Spring 2006 Course Description

Advanced Policy Economics

Section Title: Trade and Technology Policy in Global High Tech Industries
Instructor(s): Kenneth Flamm
Course: P A 393L - Advanced Policy Economics
(previously Political Economy II)
Unique Number: 62660
Day & Time: Tuesdays, 6:15 PM - 9:15 PM
Room: SRH 3.102
Waitlist Information:For LBJ Students: UT Waitlist Information

This course fulfills requirements for the following specialization(s):

Description: This applied seminar will examine theories of trade, technology, and industrial policy, and the use and impact of these policies in the real world of high technology industries. Selected economic tools will be used to analyze both the historical antecedents and current state of policy debates over the use of trade and industrial policy by both industrialized and industrializing economies. Students will be asked to apply these frameworks to current policy controversies, and will gain experience in examining a policy issue analytically, defining the issues, formulating a policy recommendation, and defending that analysis and recommendation in both oral and written settings.

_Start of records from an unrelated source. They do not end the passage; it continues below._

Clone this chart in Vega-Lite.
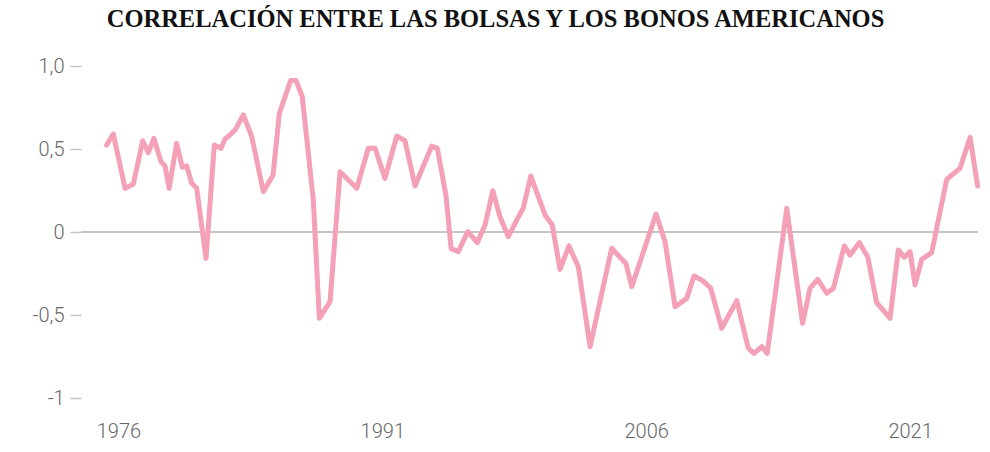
{
  "$schema": "https://vega.github.io/schema/vega-lite/v6.json",
  "width": 897,
  "height": 332,
  "autosize": {"type": "none"},
  "padding": {"left": 81, "top": 66, "right": 12, "bottom": 54},
  "background": "white",
  "title": {
    "text": "CORRELACIÓN ENTRE LAS BOLSAS Y LOS BONOS AMERICANOS",
    "font": "Liberation Serif",
    "fontWeight": "bold",
    "fontSize": 24.5,
    "color": "#111111",
    "anchor": "middle",
    "frame": "group",
    "dx": -34,
    "offset": 24
  },
  "config": {
    "view": {"stroke": null},
    "axis": {"labelFont": "Roboto", "labelFontWeight": 300, "labelFontSize": 20, "labelColor": "#666666", "domain": false, "grid": false}
  },
  "data": {
    "values": [
      {"year": 1975.33, "corr": 0.524},
      {"year": 1975.71, "corr": 0.59},
      {"year": 1976.38, "corr": 0.263},
      {"year": 1976.85, "corr": 0.289},
      {"year": 1977.38, "corr": 0.55},
      {"year": 1977.70, "corr": 0.478},
      {"year": 1978.02, "corr": 0.564},
      {"year": 1978.42, "corr": 0.424},
      {"year": 1978.65, "corr": 0.398},
      {"year": 1978.88, "corr": 0.263},
      {"year": 1979.31, "corr": 0.534},
      {"year": 1979.63, "corr": 0.39},
      {"year": 1979.88, "corr": 0.398},
      {"year": 1980.17, "corr": 0.293},
      {"year": 1980.45, "corr": 0.263},
      {"year": 1980.98, "corr": -0.159},
      {"year": 1981.45, "corr": 0.524},
      {"year": 1981.83, "corr": 0.504},
      {"year": 1982.06, "corr": 0.56},
      {"year": 1982.34, "corr": 0.584},
      {"year": 1982.63, "corr": 0.614},
      {"year": 1983.10, "corr": 0.705},
      {"year": 1983.58, "corr": 0.574},
      {"year": 1984.24, "corr": 0.243},
      {"year": 1984.79, "corr": 0.343},
      {"year": 1985.15, "corr": 0.715},
      {"year": 1985.79, "corr": 0.912},
      {"year": 1986.10, "corr": 0.912},
      {"year": 1986.45, "corr": 0.815},
      {"year": 1987.08, "corr": 0.193},
      {"year": 1987.42, "corr": -0.52},
      {"year": 1988.03, "corr": -0.42},
      {"year": 1988.60, "corr": 0.363},
      {"year": 1989.55, "corr": 0.263},
      {"year": 1990.20, "corr": 0.504},
      {"year": 1990.59, "corr": 0.504},
      {"year": 1991.15, "corr": 0.323},
      {"year": 1991.82, "corr": 0.578},
      {"year": 1992.29, "corr": 0.55},
      {"year": 1992.86, "corr": 0.277},
      {"year": 1993.81, "corr": 0.518},
      {"year": 1994.13, "corr": 0.504},
      {"year": 1994.62, "corr": 0.22},
      {"year": 1994.91, "corr": -0.10},
      {"year": 1995.32, "corr": -0.118},
      {"year": 1995.86, "corr": 0.002},
      {"year": 1996.40, "corr": -0.064},
      {"year": 1996.84, "corr": 0.042},
      {"year": 1997.28, "corr": 0.249},
      {"year": 1997.69, "corr": 0.092},
      {"year": 1998.16, "corr": -0.028},
      {"year": 1998.64, "corr": 0.072},
      {"year": 1999.01, "corr": 0.143},
      {"year": 1999.44, "corr": 0.337},
      {"year": 1999.87, "corr": 0.213},
      {"year": 2000.25, "corr": 0.102},
      {"year": 2000.66, "corr": 0.042},
      {"year": 2001.10, "corr": -0.225},
      {"year": 2001.61, "corr": -0.084},
      {"year": 2002.14, "corr": -0.209},
      {"year": 2002.81, "corr": -0.691},
      {"year": 2003.47, "corr": -0.37},
      {"year": 2004.04, "corr": -0.098},
      {"year": 2004.40, "corr": -0.14},
      {"year": 2004.85, "corr": -0.19},
      {"year": 2005.18, "corr": -0.329},
      {"year": 2006.56, "corr": 0.108},
      {"year": 2007.07, "corr": -0.058},
      {"year": 2007.64, "corr": -0.45},
      {"year": 2008.30, "corr": -0.40},
      {"year": 2008.72, "corr": -0.265},
      {"year": 2009.21, "corr": -0.293},
      {"year": 2009.67, "corr": -0.339},
      {"year": 2010.29, "corr": -0.58},
      {"year": 2011.15, "corr": -0.414},
      {"year": 2011.80, "corr": -0.70},
      {"year": 2012.13, "corr": -0.731},
      {"year": 2012.57, "corr": -0.691},
      {"year": 2012.88, "corr": -0.731},
      {"year": 2013.99, "corr": 0.143},
      {"year": 2014.89, "corr": -0.55},
      {"year": 2015.31, "corr": -0.339},
      {"year": 2015.75, "corr": -0.285},
      {"year": 2016.26, "corr": -0.369},
      {"year": 2016.64, "corr": -0.339},
      {"year": 2017.26, "corr": -0.084},
      {"year": 2017.59, "corr": -0.139},
      {"year": 2018.11, "corr": -0.064},
      {"year": 2018.59, "corr": -0.149},
      {"year": 2019.10, "corr": -0.426},
      {"year": 2019.86, "corr": -0.52},
      {"year": 2020.33, "corr": -0.108},
      {"year": 2020.67, "corr": -0.153},
      {"year": 2021.00, "corr": -0.118},
      {"year": 2021.28, "corr": -0.319},
      {"year": 2021.66, "corr": -0.165},
      {"year": 2022.23, "corr": -0.124},
      {"year": 2023.08, "corr": 0.317},
      {"year": 2023.84, "corr": 0.384},
      {"year": 2024.41, "corr": 0.57},
      {"year": 2024.84, "corr": 0.277}
    ]
  },
  "layer": [
    {
      "mark": {"type": "rule", "color": "#c4c4c4", "strokeWidth": 1.5},
      "encoding": {"y": {"datum": 0, "type": "quantitative"}}
    },
    {
      "mark": {"type": "line", "color": "#f4a0b6", "strokeWidth": 5, "strokeJoin": "round", "strokeCap": "round"},
      "encoding": {
        "x": {
          "field": "year",
          "type": "quantitative",
          "scale": {"domain": [1973.874, 2024.86], "nice": false, "zero": false},
          "axis": {"title": null, "values": [1976, 1991, 2006, 2021], "format": "d", "ticks": false, "tickSize": 0, "labelPadding": 23, "labelBaseline": "top"}
        },
        "y": {
          "field": "corr",
          "type": "quantitative",
          "scale": {"domain": [-1, 1], "nice": false},
          "axis": {
            "title": null,
            "values": [-1, -0.5, 0, 0.5, 1],
            "labelExpr": "datum.value == 1 ? '1,0' : datum.value == 0.5 ? '0,5' : datum.value == -0.5 ? '-0,5' : datum.value == -1 ? '-1' : '0'",
            "ticks": true,
            "tickSize": 11,
            "tickColor": "#c4c4c4",
            "tickWidth": 1.5,
            "labelPadding": 6
          }
        }
      }
    }
  ]
}
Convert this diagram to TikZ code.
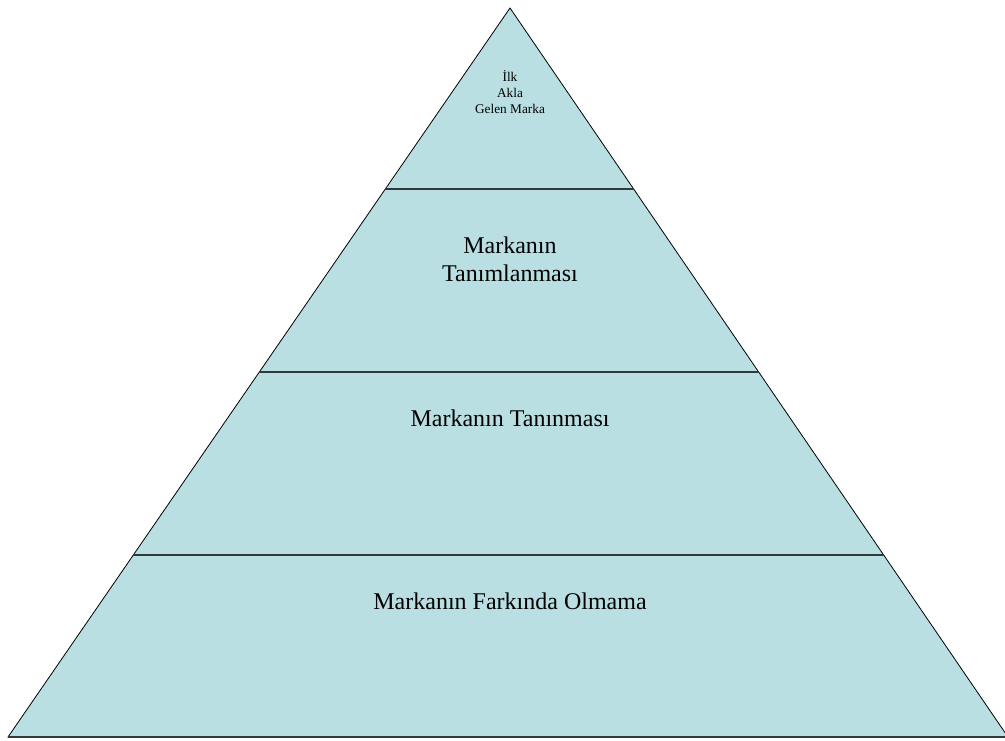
\documentclass[tikz,border=0pt]{standalone}
\usepackage{fontspec}
\setmainfont{Liberation Serif}
\usetikzlibrary{calc}
\definecolor{pyrfill}{HTML}{B9DFE3}
\definecolor{sepline}{HTML}{2F3B3B}
\tikzset{
  lbl/.style={align=center, inner sep=0pt, font=\fontsize{24}{27.6}\selectfont},
  small/.style={align=center, inner sep=0pt, font=\fontsize{13.3}{16}\selectfont},
  sep/.style={draw=sepline, line width=1.5pt},
}
\begin{document}
\begin{tikzpicture}[x=1pt,y=1pt]
\useasboundingbox (0,0) rectangle (1005,740);
\clip (0,0) rectangle (1005,740);
\coordinate (A) at (510,732);
\coordinate (L) at (8,3);
\coordinate (R) at (1008,3);
\filldraw[fill=pyrfill, draw=black, line width=0.8pt] (L) -- (A) -- (R) -- cycle;
\draw[sep] (L) -- (R);
\coordinate (l1) at ($(L)!0.7517!(A)$);
\coordinate (r1) at ($(R)!0.7517!(A)$);
\coordinate (l2) at ($(L)!0.5007!(A)$);
\coordinate (r2) at ($(R)!0.5007!(A)$);
\coordinate (l3) at ($(L)!0.2497!(A)$);
\coordinate (r3) at ($(R)!0.2497!(A)$);
\draw[sep] (l1) -- (r1);
\draw[sep] (l2) -- (r2);
\draw[sep] (l3) -- (r3);
\node[small] (t1) at (510,648) {İlk\\Akla\\Gelen Marka};
\node[lbl] (t2) at (510,481) {Markanın\\Tanımlanması};
\node[lbl] (t3) at (510,322) {Markanın Tanınması};
\node[lbl] (t4) at (510,139) {Markanın Farkında Olmama};
\end{tikzpicture}
\end{document}
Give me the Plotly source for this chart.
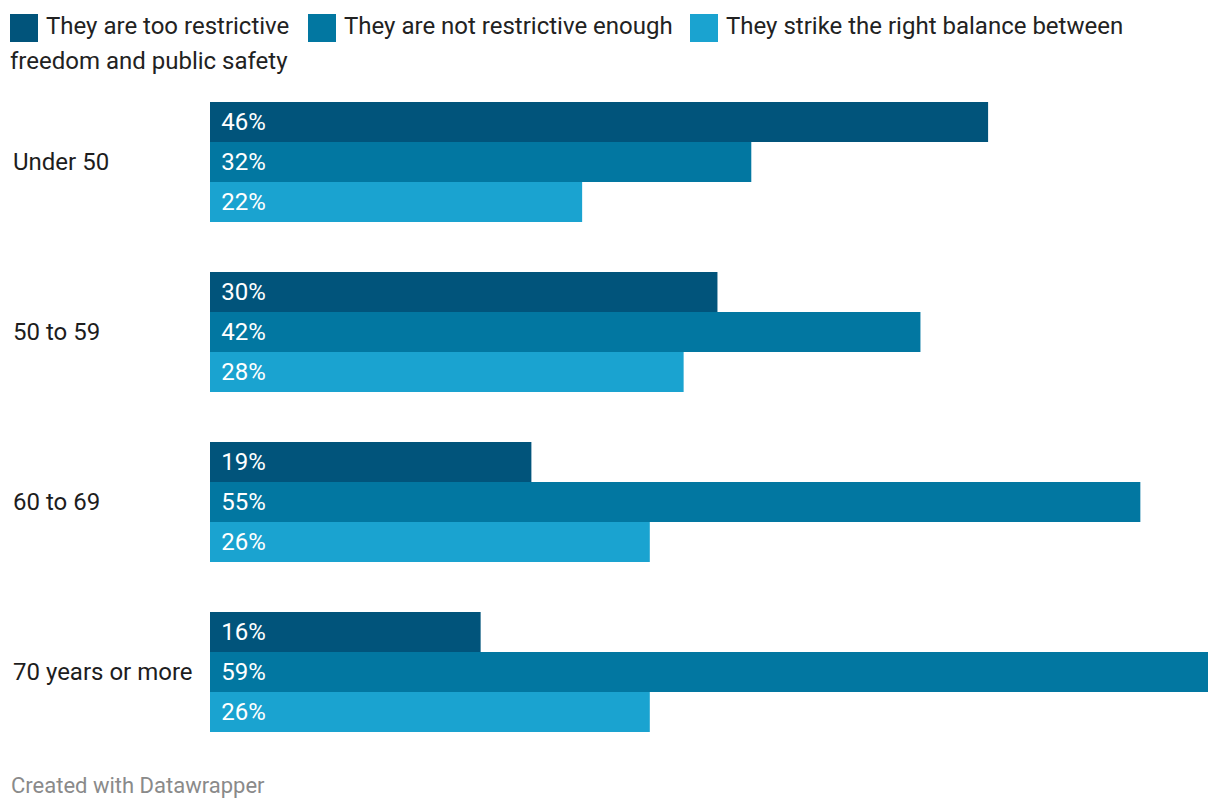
import plotly.graph_objects as go

# ---- data ----
categories = ["Under 50", "50 to 59", "60 to 69", "70 years or more"]
series_names = [
    "They are too restrictive",
    "They are not restrictive enough",
    "They strike the right balance between freedom and public safety",
]
too_restrictive = [46, 30, 19, 16]
not_restrictive_enough = [32, 42, 55, 59]
right_balance = [22, 28, 26, 26]
series_values = [too_restrictive, not_restrictive_enough, right_balance]
colors = ["#01547b", "#0277a1", "#1aa3d0"]

FONT = "Roboto"
OFF = 8  # page body margin
W, H = 1220 - OFF, 810 - OFF
# plot area in screen pixels: x 210..1208, y 77..757
L, T = 210 - OFF, 77 - OFF
R = W - (1208 - OFF)
B = H - (757 - OFF)
PW, PH = W - L - R, H - T - B


def px2x(px):
    return (px - OFF - L) / PW


def px2y(py):
    return 1 - (py - OFF - T) / PH


fig = go.Figure()
for name, vals, col in zip(series_names, series_values, colors):
    fig.add_trace(go.Bar(
        y=categories, x=vals, name=name, orientation="h",
        marker=dict(color=col, line=dict(width=0)),
        text=["\u2004" + f"{v}%" for v in vals],
        textposition="inside", insidetextanchor="start",
        textfont=dict(family=FONT, size=24, color="white"),
        constraintext="none",
        hoverinfo="skip",
    ))

fig.update_layout(
    width=W, height=H,
    margin=dict(l=L, r=R, t=T, b=B, pad=0),
    paper_bgcolor="white", plot_bgcolor="white",
    barmode="group", bargap=50 / 170, bargroupgap=0,
    showlegend=False,
    font=dict(family=FONT, size=24, color="#222"),
    xaxis=dict(range=[0, max(not_restrictive_enough)], visible=False, fixedrange=True),
    yaxis=dict(autorange="reversed", showticklabels=False, showgrid=False,
               zeroline=False, showline=False, ticks="", fixedrange=True),
)

annotations = []
# category labels
for c in categories:
    annotations.append(dict(
        x=px2x(11), xref="paper", y=c, yref="y", text=c, showarrow=False,
        xanchor="left", yanchor="middle",
        font=dict(family=FONT, size=24, color="#1d1d1d"),
    ))

# legend (drawn manually, Datawrapper-style inline flow)
legend_sq_x = [10, 308, 690]
legend_txt = [series_names[0], series_names[1], "They strike the right balance between"]
shapes = []
for sx, col, txt in zip(legend_sq_x, colors, legend_txt):
    shapes.append(dict(type="rect", xref="paper", yref="paper",
                       x0=px2x(sx), x1=px2x(sx + 28), y0=px2y(42), y1=px2y(14),
                       fillcolor=col, line=dict(width=0)))
    annotations.append(dict(
        x=px2x(sx + 34), xref="paper", y=px2y(26), yref="paper", text=txt,
        showarrow=False, xanchor="left", yanchor="middle",
        font=dict(family=FONT, size=24, color="#222"),
    ))
annotations.append(dict(
    x=px2x(8), xref="paper", y=px2y(61), yref="paper",
    text="freedom and public safety", showarrow=False,
    xanchor="left", yanchor="middle",
    font=dict(family=FONT, size=24, color="#222"),
))

# footer
annotations.append(dict(
    x=px2x(9), xref="paper", y=px2y(785), yref="paper",
    text="Created with Datawrapper", showarrow=False,
    xanchor="left", yanchor="middle",
    font=dict(family=FONT, size=22, color="#8a8a8a"),
))

fig.update_layout(annotations=annotations, shapes=shapes)
fig.write_html("out.html")
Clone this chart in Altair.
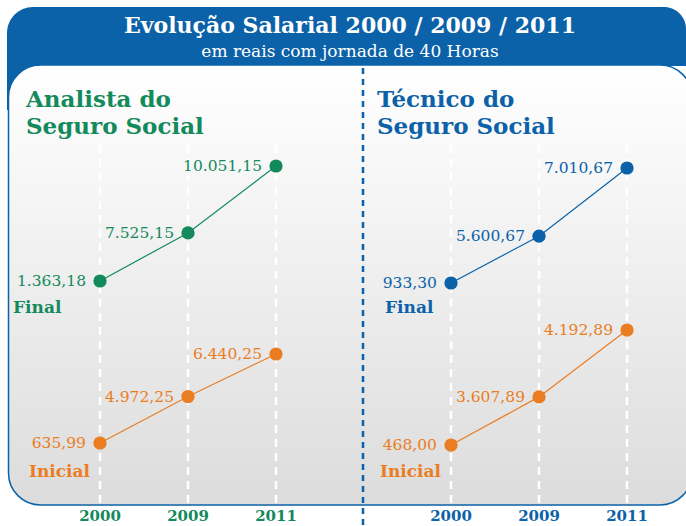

Lectures covering basic analytical frameworks or tools used to analyze real world policy problems relevant to high technology industries will be interspersed with detailed case studies in which spreadsheet (Excel) software will be used to analyze and model real world policy issues in real life high technology industries.

The overall goal of the class is to impart a useful working knowledge of policy modeling frameworks and policy issues, and the manner in which simple models are deployed in the real world to win (or lose) intellectual, policy, and legal debates. Every student will leave this class equipped with a basic toolkit of ideas and methods that can be used to analyze real policy issues.

Every student will be asked to make three formal presentations to the class. The first and second exercises will be oral presentations of student analyses and solutions to a detailed policy modeling problem based on the particulars of a real high tech industry. The third presentation will be of a student-chosen technology/intellectual property policy issue in some particular high tech industry and country. The latter topic will also be subject of either a term paper or a web site to be created by the students. The oral presentations will each count for 20% of the final grade, and the paper or project web site for the remaining 40%. Grades will be based on student peer evaluations (50%) and faculty evaluation (50%).

In addition to the required texts, a significant amount of additional reading will be placed on reserve.

Prerequisites: An intermediate microeconomics course.